[ITM]「自分で評価基準を作る」のが授業のパターン

In the Middle読書日記。昨年の12月から読んできたこの本も、いよいよ残り100ページを切った。今は第3部Genre Studyの第12章で、これまで扱ってこなかったジャンルを扱っている。

この第3部まで読んでわかるのは、ある新しいジャンルを教える時のアトウェルの一貫した「パターン」があることだ。それは次のようなものである。

(1) そのジャンルの作品を読ませる(卒業生の作品も使われる)
(2) その作品の良いところや気づいたことを宿題として書かせてくる。
(3) 個人で気づいたことをグループで共有する。
(4) そのジャンルでの「良い作品の基準」をクラスでつくる

これは、以下のエントリで書いたように回想録の時に顕著に時間をかけて行っていたけど、ショート・フィクションやレビューの時にも同じことをしている。

[ITM]回想録を書く前に(1) モデルを見る、トピックを探す

2015.04.20

[ITM]回想録を書く前に(2) 自分の評価基準を作る

2015.04.22

そういえば読みの授業で書くレター・エッセイの時にも、卒業生の書いた作品を示して良い点を共有していた。

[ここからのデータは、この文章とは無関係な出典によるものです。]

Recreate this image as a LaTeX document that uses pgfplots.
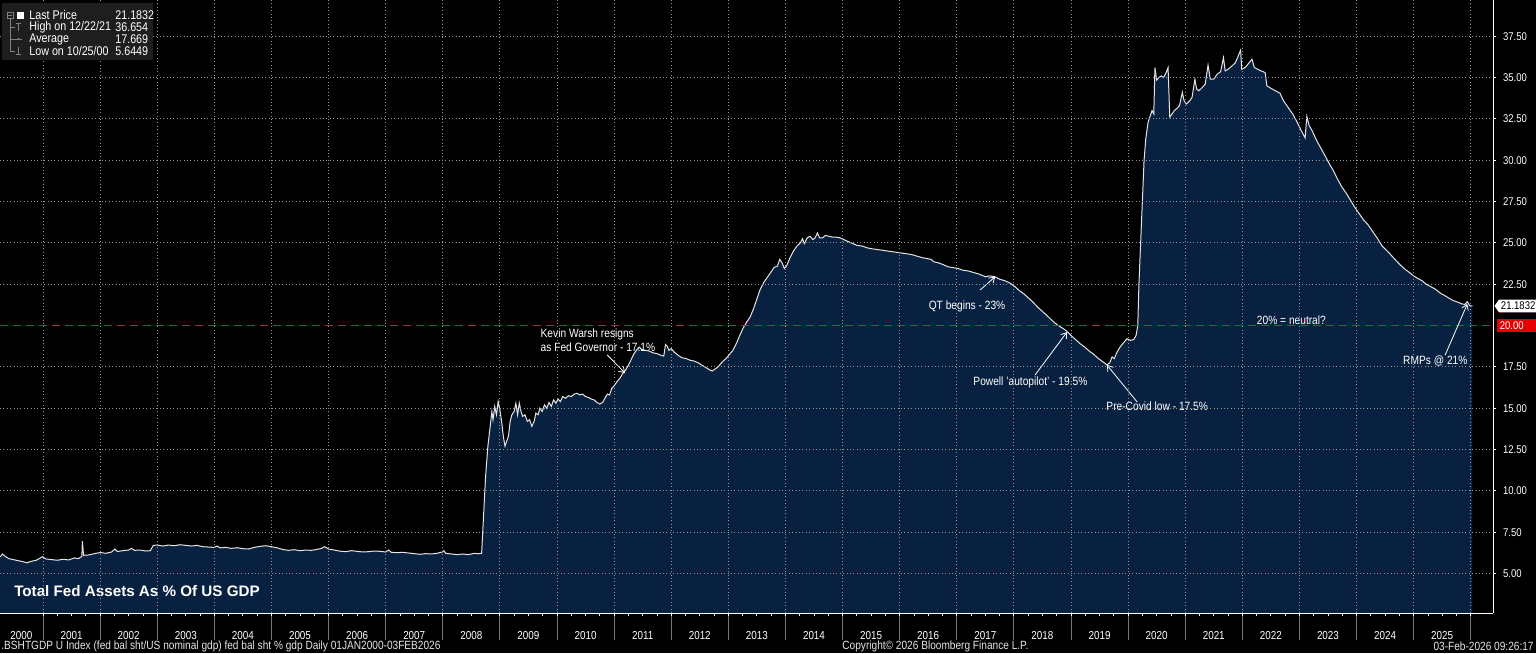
\documentclass[border=0pt]{standalone}
\usepackage{pgfplots}
\pgfplotsset{compat=1.18}
\usepackage{pgfplotstable}
\usepackage{fontspec}
\setmainfont{Liberation Sans}[FakeStretch=0.85]
\newfontfamily\titlefont{Liberation Sans}
\usetikzlibrary{arrows.meta,shapes.symbols}

\definecolor{navy}{RGB}{9,33,64}
\definecolor{gridc}{RGB}{150,150,150}
\definecolor{sepc}{RGB}{120,120,120}
\definecolor{dashred}{RGB}{175,40,62}
\definecolor{boxred}{RGB}{230,0,0}
\definecolor{legbg}{RGB}{30,30,30}
\definecolor{linec}{RGB}{228,228,228}

\tikzset{
    ann/.style={white, font=\fontsize{6}{7}\selectfont, inner sep=0.5pt},
    annarrow/.style={white, line width=0.4pt, -{Straight Barb[length=2.5pt,width=3.5pt]}},
}

% Fed assets as % of GDP (year, percent)
\pgfplotstableread{
year val
2000.25 6.00
2000.29 6.18
2000.33 6.05
2000.40 5.90
2000.48 5.84
2000.56 5.78
2000.64 5.72
2000.72 5.65
2000.80 5.74
2000.88 5.80
2000.95 5.93
2000.99 6.02
2001.05 5.88
2001.15 5.84
2001.25 5.80
2001.35 5.86
2001.45 5.82
2001.55 5.94
2001.62 5.90
2001.68 6.03
2001.69 6.95
2001.71 6.10
2001.80 6.12
2001.90 6.20
2002.00 6.27
2002.10 6.22
2002.20 6.30
2002.26 6.48
2002.30 6.33
2002.40 6.38
2002.50 6.42
2002.55 6.52
2002.60 6.40
2002.70 6.42
2002.80 6.36
2002.88 6.38
2002.93 6.70
2003.00 6.72
2003.10 6.66
2003.20 6.72
2003.30 6.68
2003.40 6.74
2003.50 6.70
2003.60 6.66
2003.70 6.70
2003.80 6.62
2003.90 6.60
2004.00 6.58
2004.05 6.66
2004.10 6.55
2004.20 6.58
2004.30 6.52
2004.40 6.56
2004.50 6.50
2004.60 6.48
2004.70 6.58
2004.80 6.64
2004.90 6.68
2005.00 6.62
2005.10 6.55
2005.20 6.45
2005.30 6.40
2005.40 6.44
2005.50 6.38
2005.60 6.42
2005.70 6.40
2005.80 6.46
2005.88 6.52
2005.93 6.62
2006.00 6.48
2006.10 6.42
2006.20 6.35
2006.30 6.32
2006.40 6.38
2006.50 6.34
2006.60 6.30
2006.70 6.32
2006.80 6.36
2006.90 6.34
2007.00 6.30
2007.05 6.42
2007.10 6.28
2007.20 6.26
2007.30 6.28
2007.40 6.24
2007.50 6.20
2007.60 6.16
2007.70 6.20
2007.80 6.18
2007.90 6.22
2007.99 6.30
2008.02 6.38
2008.05 6.22
2008.15 6.18
2008.25 6.14
2008.35 6.18
2008.45 6.14
2008.55 6.22
2008.62 6.20
2008.68 6.22
2008.71 8.20
2008.75 10.9
2008.79 12.7
2008.83 13.9
2008.86 14.8
2008.88 14.3
2008.91 15.1
2008.94 14.6
2008.97 15.4
2009.00 14.9
2009.03 14.2
2009.06 13.3
2009.09 12.7
2009.12 13.0
2009.15 13.3
2009.18 14.2
2009.21 14.6
2009.25 14.8
2009.28 15.3
2009.31 14.6
2009.34 15.3
2009.37 14.8
2009.40 14.5
2009.44 14.6
2009.48 14.2
2009.52 14.3
2009.56 13.9
2009.60 14.2
2009.63 14.7
2009.67 14.6
2009.70 15.0
2009.74 14.8
2009.78 15.2
2009.82 15.0
2009.86 15.35
2009.90 15.1
2009.94 15.5
2009.98 15.3
2010.02 15.55
2010.06 15.4
2010.10 15.7
2010.15 15.6
2010.20 15.75
2010.25 15.7
2010.30 15.85
2010.35 15.9
2010.40 15.8
2010.45 15.85
2010.50 15.7
2010.55 15.65
2010.60 15.55
2010.65 15.5
2010.70 15.35
2010.75 15.25
2010.80 15.35
2010.84 15.6
2010.88 15.85
2010.92 15.8
2010.96 16.2
2011.00 16.35
2011.05 16.6
2011.10 16.8
2011.15 17.1
2011.20 17.3
2011.25 17.6
2011.30 17.95
2011.35 18.3
2011.40 18.55
2011.44 18.7
2011.48 18.55
2011.55 18.5
2011.62 18.45
2011.68 18.35
2011.75 18.3
2011.82 18.2
2011.87 18.15
2011.90 18.85
2011.93 18.75
2011.96 18.5
2012.00 18.6
2012.05 18.4
2012.12 18.2
2012.19 18.05
2012.26 18.0
2012.33 17.9
2012.40 17.85
2012.47 17.75
2012.54 17.6
2012.61 17.45
2012.68 17.3
2012.72 17.25
2012.76 17.35
2012.82 17.5
2012.87 17.7
2012.91 17.85
2012.96 18.0
2013.02 18.25
2013.08 18.5
2013.14 18.9
2013.20 19.4
2013.26 19.85
2013.32 20.2
2013.38 20.5
2013.44 21.0
2013.50 21.6
2013.56 22.2
2013.62 22.6
2013.68 22.9
2013.74 23.2
2013.80 23.5
2013.86 23.6
2013.90 24.0
2013.94 23.8
2013.98 23.45
2014.02 23.6
2014.08 24.1
2014.14 24.5
2014.20 24.8
2014.26 25.0
2014.30 25.25
2014.33 24.95
2014.38 25.3
2014.43 25.4
2014.48 25.2
2014.52 25.3
2014.56 25.6
2014.60 25.3
2014.65 25.3
2014.70 25.45
2014.76 25.4
2014.82 25.35
2014.88 25.35
2014.96 25.3
2015.05 25.15
2015.15 25.0
2015.25 24.85
2015.35 24.8
2015.43 24.7
2015.50 24.65
2015.60 24.6
2015.70 24.55
2015.80 24.5
2015.90 24.45
2016.00 24.4
2016.10 24.35
2016.20 24.3
2016.30 24.2
2016.40 24.1
2016.48 24.05
2016.55 24.0
2016.60 23.85
2016.67 23.8
2016.75 23.7
2016.85 23.55
2016.94 23.5
2017.02 23.45
2017.10 23.35
2017.20 23.3
2017.30 23.2
2017.40 23.1
2017.50 22.95
2017.58 23.0
2017.67 22.95
2017.75 22.8
2017.85 22.7
2017.94 22.55
2018.02 22.35
2018.10 22.1
2018.18 21.9
2018.26 21.65
2018.34 21.4
2018.42 21.1
2018.50 20.85
2018.58 20.6
2018.64 20.4
2018.72 20.15
2018.80 19.95
2018.87 19.8
2018.93 19.65
2019.00 19.4
2019.08 19.15
2019.16 18.9
2019.24 18.7
2019.32 18.45
2019.40 18.25
2019.48 18.0
2019.56 17.8
2019.63 17.62
2019.68 17.75
2019.72 18.1
2019.76 18.0
2019.80 18.35
2019.86 18.7
2019.92 18.95
2019.98 19.2
2020.04 19.1
2020.10 19.15
2020.14 19.4
2020.17 20.0
2020.19 22.5
2020.22 25.0
2020.25 27.5
2020.28 30.0
2020.31 31.3
2020.35 32.3
2020.39 32.7
2020.42 33.0
2020.45 32.8
2020.47 35.6
2020.50 34.85
2020.54 35.0
2020.58 35.1
2020.62 35.0
2020.66 35.25
2020.70 35.6
2020.73 32.6
2020.77 32.8
2020.81 33.0
2020.86 33.15
2020.90 33.3
2020.95 34.1
2020.98 33.6
2021.02 33.4
2021.08 33.6
2021.12 33.8
2021.17 34.9
2021.20 34.3
2021.24 34.2
2021.30 34.4
2021.35 34.6
2021.40 35.75
2021.44 34.9
2021.50 34.9
2021.56 35.2
2021.62 35.35
2021.67 36.2
2021.70 35.4
2021.75 35.5
2021.82 35.7
2021.88 35.9
2021.97 36.65
2021.99 35.5
2022.05 35.6
2022.12 35.9
2022.17 36.1
2022.21 35.6
2022.27 35.5
2022.33 35.4
2022.40 35.3
2022.43 34.5
2022.50 34.35
2022.58 34.2
2022.66 34.05
2022.72 33.6
2022.80 33.2
2022.89 32.75
2022.96 32.3
2023.03 31.8
2023.10 31.35
2023.13 32.65
2023.17 32.1
2023.22 31.8
2023.30 31.2
2023.38 30.7
2023.46 30.2
2023.52 29.8
2023.59 29.4
2023.66 28.9
2023.74 28.4
2023.82 28.0
2023.89 27.6
2023.96 27.2
2024.04 26.8
2024.12 26.4
2024.20 26.1
2024.28 25.7
2024.36 25.3
2024.45 24.8
2024.54 24.5
2024.62 24.2
2024.70 23.9
2024.77 23.65
2024.85 23.4
2024.93 23.2
2025.00 23.0
2025.07 22.85
2025.15 22.7
2025.22 22.5
2025.30 22.35
2025.38 22.2
2025.47 21.95
2025.55 21.8
2025.62 21.65
2025.70 21.5
2025.78 21.4
2025.85 21.3
2025.90 21.28
2025.94 21.45
2025.98 21.2
2026.03 21.18
}\fedgdp

\begin{document}
\begin{tikzpicture}
\fill[black] (0,-20pt) rectangle (768pt,306.5pt);
\useasboundingbox (0,-20pt) rectangle (768pt,306.5pt);
% x axis runs in years since 2000
\begin{axis}[
    at={(0,0)}, anchor=south west,
    scale only axis, width=746.5pt, height=306.5pt,
    xmin=0.247, xmax=26.39, ymin=2.61, ymax=39.69,
    axis x line*=bottom, axis y line*=right,
    axis line style={white, line width=0.5pt, -},
    axis on top,
    clip mode=individual,
    xtick={1,...,26}, xticklabels={},
    minor x tick num=3,
    ytick={5,7.5,10,12.5,15,17.5,22.5,25,27.5,30,32.5,35,37.5},
    minor y tick num=1,
    grid=major,
    major grid style={gridc, line width=0.4pt, dash pattern=on 0.5pt off 1.2pt},
    tick align=outside,
    major tick length=1.5pt, minor tick length=1.5pt,
    tick style={white, line width=0.4pt},
    yticklabel style={/pgf/number format/.cd, fixed, fixed zerofill, precision=2, assume math mode=true,
        /tikz/.cd, font=\fontsize{5.6}{6}\selectfont, white},
    xticklabel style={font=\fontsize{5.8}{6}\selectfont, white, yshift=-4pt},
    extra x ticks={0.62,1.5,2.5,3.5,4.5,5.5,6.5,7.5,8.5,9.5,10.5,11.5,12.5,
        13.5,14.5,15.5,16.5,17.5,18.5,19.5,20.5,21.5,22.5,23.5,24.5,25.5},
    extra x tick labels={2000,2001,2002,2003,2004,2005,2006,2007,2008,2009,2010,2011,2012,
        2013,2014,2015,2016,2017,2018,2019,2020,2021,2022,2023,2024,2025},
    extra x tick style={grid=none, tick style={draw=none}},
]
\addplot[fill=navy, draw=none, forget plot] table[x expr=\thisrow{year}-2000, y=val]{\fedgdp} \closedcycle;
\addplot[linec, line width=0.5pt] table[x expr=\thisrow{year}-2000, y=val]{\fedgdp};
\addplot[color=dashred, line width=0.8pt, dash pattern=on 4pt off 2.5pt] coordinates {(0.247,20) (26.39,20)};

% year separators below the axis
\pgfplotsinvokeforeach{1,...,26}{\draw[sepc, line width=0.4pt] (axis cs:#1,2.61) -- ++(0pt,-13.5pt);}

% title and annotations
\node[anchor=west, inner sep=0pt, white, font=\titlefont\bfseries\fontsize{7.6}{8}\selectfont] at (axis cs:0.49,3.94) {Total Fed Assets As \% Of US GDP};
\node[ann, anchor=west, align=left] at (axis cs:9.69,19.1) {Kevin Warsh resigns\\as Fed Governor - 17.1\%};
\draw[annarrow] (axis cs:10.88,18.22) -- (axis cs:11.19,17.13);
\node[ann] at (axis cs:17.18,21.18) {QT begins - 23\%};
\draw[annarrow] (axis cs:17.41,22.15) -- (axis cs:17.67,22.94);
\node[ann] at (axis cs:18.29,16.58) {Powell 'autopilot' - 19.5\%};
\draw[annarrow] (axis cs:18.37,17.0) -- (axis cs:18.93,19.6);
\node[ann] at (axis cs:20.51,15.13) {Pre-Covid low - 17.5\%};
\draw[annarrow] (axis cs:20.16,15.37) -- (axis cs:19.63,17.61);
\node[ann] at (axis cs:22.86,20.34) {20\% = neutral?};
\node[ann] at (axis cs:25.38,17.86) {RMPs @ 21\%};
\draw[annarrow] (axis cs:25.55,18.2) -- (axis cs:25.94,21.3);

% right-hand value tags
\node[signal, signal to=west, signal pointer angle=110, fill=white, text=black, inner xsep=1pt, inner ysep=1.2pt,
    font=\fontsize{5.6}{6}\selectfont, anchor=west] at ([xshift=0.5pt]axis cs:26.39,21.1832) {21.1832};
\node[fill=boxred, text=white, inner xsep=1.2pt, inner ysep=1.2pt, text width=17.5pt, align=left,
    font=\fontsize{5.6}{6}\selectfont, anchor=west] at ([xshift=2pt]axis cs:26.39,20) {20.00};
\end{axis}

% legend box, top left
\fill[legbg] (1pt,305pt) rectangle (76.5pt,276.5pt);
\begin{scope}[font=\fontsize{6.3}{7}\selectfont, white, inner sep=0pt]
\node[anchor=west] at (14.5pt,299pt) {Last Price};
\node[anchor=west] at (57.5pt,299pt) {21.1832};
\node[anchor=west] at (14.5pt,293pt) {High on 12/22/21};
\node[anchor=west] at (57.5pt,293pt) {36.654};
\node[anchor=west] at (14.5pt,287pt) {Average};
\node[anchor=west] at (57.5pt,287pt) {17.669};
\node[anchor=west] at (14.5pt,281pt) {Low on 10/25/00};
\node[anchor=west] at (57.5pt,281pt) {5.6449};
\end{scope}
\draw[gray, line width=0.3pt] (3.5pt,297.5pt) rectangle (6.5pt,300.5pt);
\draw[gray, line width=0.3pt] (4.2pt,299pt) -- (5.8pt,299pt);
\fill[white] (8.5pt,297.2pt) rectangle (12pt,300.7pt);
\draw[gray, line width=0.3pt] (5pt,297.5pt) -- (5pt,281pt);
\draw[gray, line width=0.3pt] (5pt,293pt) -- (7.5pt,293pt) (5pt,287pt) -- (7.5pt,287pt) (5pt,281pt) -- (7.5pt,281pt);
\draw[gray, line width=0.3pt] (8pt,295pt) -- (10.5pt,295pt) (9.25pt,295pt) -- (9.25pt,291pt);
\draw[gray, line width=0.3pt] (7.5pt,287pt) -- (11pt,287pt);
\fill[gray] (9.25pt,287pt) circle (0.6pt);
\draw[gray, line width=0.3pt] (9.25pt,283pt) -- (9.25pt,279.5pt) (8pt,279.5pt) -- (10.5pt,279.5pt);

% footer
\begin{scope}[font=\fontsize{5.95}{6}\selectfont, white!90!black, inner sep=0pt]
\node[anchor=west] at (0.5pt,-16.5pt) {.BSHTGDP U Index (fed bal sht/US nominal gdp) fed bal sht \% gdp Daily 01JAN2000-03FEB2026};
\node[anchor=west] at (421pt,-16.5pt) {Copyright\textcopyright{} 2026 Bloomberg Finance L.P.};
\node[anchor=east] at (767pt,-16.5pt) {03-Feb-2026 09:26:17};
\end{scope}
\end{tikzpicture}
\end{document}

以上を見てわかるように「生徒が作品を読んで自分たちの評価基準を作る」ことに、アトウェルはけっこうこだわっている。自分で評価基準を作れることこそが、アトウェルの考える「自立した書き手」(Independent writer)の条件でもあるからなのだろう。

だから、仮にある年に良い基準ができたとしても、彼女はそれを翌年にそのまま使い回したりはしていない(p278)。毎年、生徒に自分たちで作らせている(その後でフォローするために昨年度のものを使うことはある)。評価基準の質よりも、評価基準を作るというプロセスに重点を置いているということだ。それがまた、実にアトウェルらしいと思う。